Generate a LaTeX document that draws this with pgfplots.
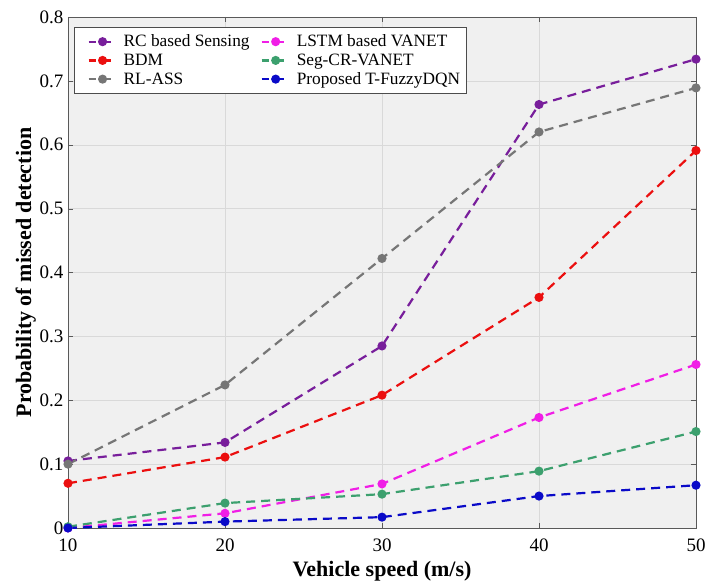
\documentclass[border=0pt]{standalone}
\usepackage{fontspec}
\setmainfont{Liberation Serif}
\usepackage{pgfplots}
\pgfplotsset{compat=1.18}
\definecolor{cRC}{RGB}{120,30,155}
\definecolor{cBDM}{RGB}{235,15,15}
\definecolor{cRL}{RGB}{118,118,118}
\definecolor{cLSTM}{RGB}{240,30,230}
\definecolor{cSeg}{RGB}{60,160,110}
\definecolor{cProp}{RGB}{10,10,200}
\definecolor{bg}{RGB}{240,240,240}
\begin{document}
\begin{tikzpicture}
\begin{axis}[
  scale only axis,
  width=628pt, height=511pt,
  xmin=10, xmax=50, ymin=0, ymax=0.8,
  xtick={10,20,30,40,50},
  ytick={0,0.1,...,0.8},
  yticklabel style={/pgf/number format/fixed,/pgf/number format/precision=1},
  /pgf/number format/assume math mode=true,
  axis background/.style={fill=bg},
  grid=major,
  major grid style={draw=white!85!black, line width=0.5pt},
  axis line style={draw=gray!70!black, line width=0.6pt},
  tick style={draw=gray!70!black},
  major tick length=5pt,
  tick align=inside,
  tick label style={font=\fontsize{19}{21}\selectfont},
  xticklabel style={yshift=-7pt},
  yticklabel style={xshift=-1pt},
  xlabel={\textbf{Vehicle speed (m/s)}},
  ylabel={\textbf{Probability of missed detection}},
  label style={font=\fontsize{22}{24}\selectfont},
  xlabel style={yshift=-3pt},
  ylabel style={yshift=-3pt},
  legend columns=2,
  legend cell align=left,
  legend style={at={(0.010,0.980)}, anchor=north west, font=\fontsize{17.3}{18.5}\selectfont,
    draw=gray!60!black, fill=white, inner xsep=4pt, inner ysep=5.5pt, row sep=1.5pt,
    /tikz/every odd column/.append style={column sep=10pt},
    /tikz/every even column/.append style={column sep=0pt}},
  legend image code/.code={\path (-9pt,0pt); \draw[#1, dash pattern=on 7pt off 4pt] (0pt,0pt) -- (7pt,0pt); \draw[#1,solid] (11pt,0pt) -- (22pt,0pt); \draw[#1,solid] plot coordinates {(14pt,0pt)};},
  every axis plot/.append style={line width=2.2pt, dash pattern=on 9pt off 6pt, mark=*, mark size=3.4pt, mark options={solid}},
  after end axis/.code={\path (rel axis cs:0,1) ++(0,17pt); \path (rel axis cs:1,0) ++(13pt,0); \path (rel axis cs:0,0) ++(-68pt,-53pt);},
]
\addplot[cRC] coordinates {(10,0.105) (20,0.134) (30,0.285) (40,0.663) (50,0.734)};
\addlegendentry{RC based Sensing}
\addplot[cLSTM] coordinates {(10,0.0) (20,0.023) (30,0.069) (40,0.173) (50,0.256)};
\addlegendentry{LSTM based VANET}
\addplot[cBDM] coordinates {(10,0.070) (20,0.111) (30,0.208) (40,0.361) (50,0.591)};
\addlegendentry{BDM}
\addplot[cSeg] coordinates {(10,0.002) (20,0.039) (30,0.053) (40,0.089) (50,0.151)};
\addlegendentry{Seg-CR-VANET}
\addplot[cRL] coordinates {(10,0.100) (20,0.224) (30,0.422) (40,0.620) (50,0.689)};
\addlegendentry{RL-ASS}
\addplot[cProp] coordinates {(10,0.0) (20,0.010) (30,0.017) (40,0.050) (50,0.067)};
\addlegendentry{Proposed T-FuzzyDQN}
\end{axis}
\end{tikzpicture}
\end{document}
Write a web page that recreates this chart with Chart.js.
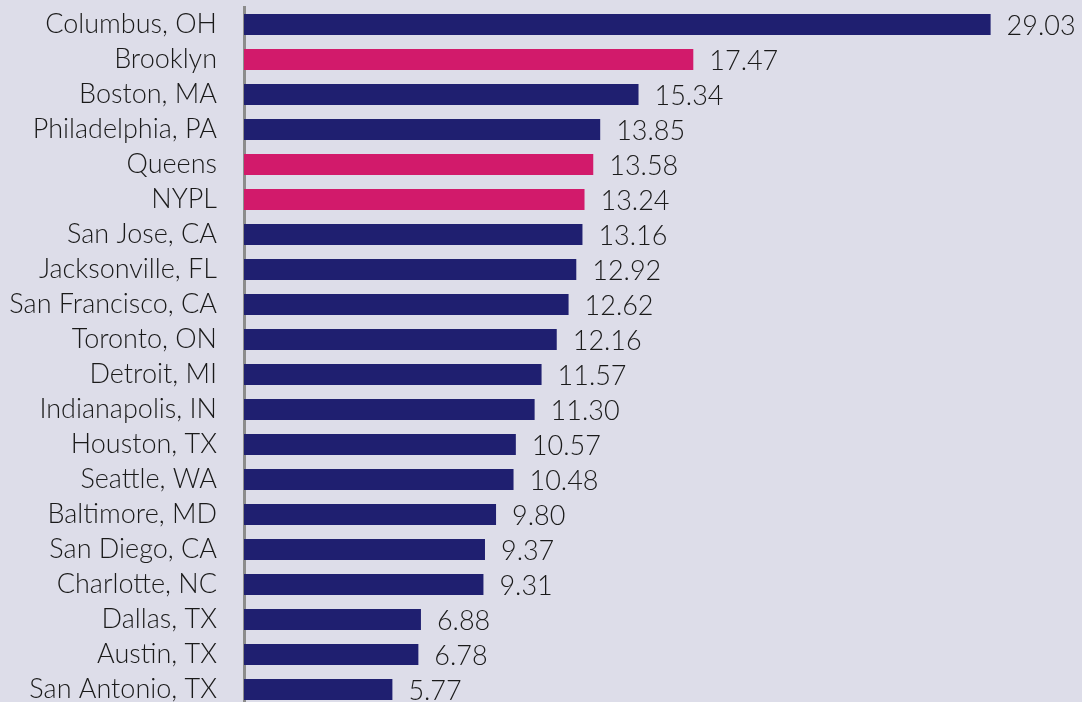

Aim of the exercise:
Return only the number of lines in the entries that contain the string "this".

Answer below:
2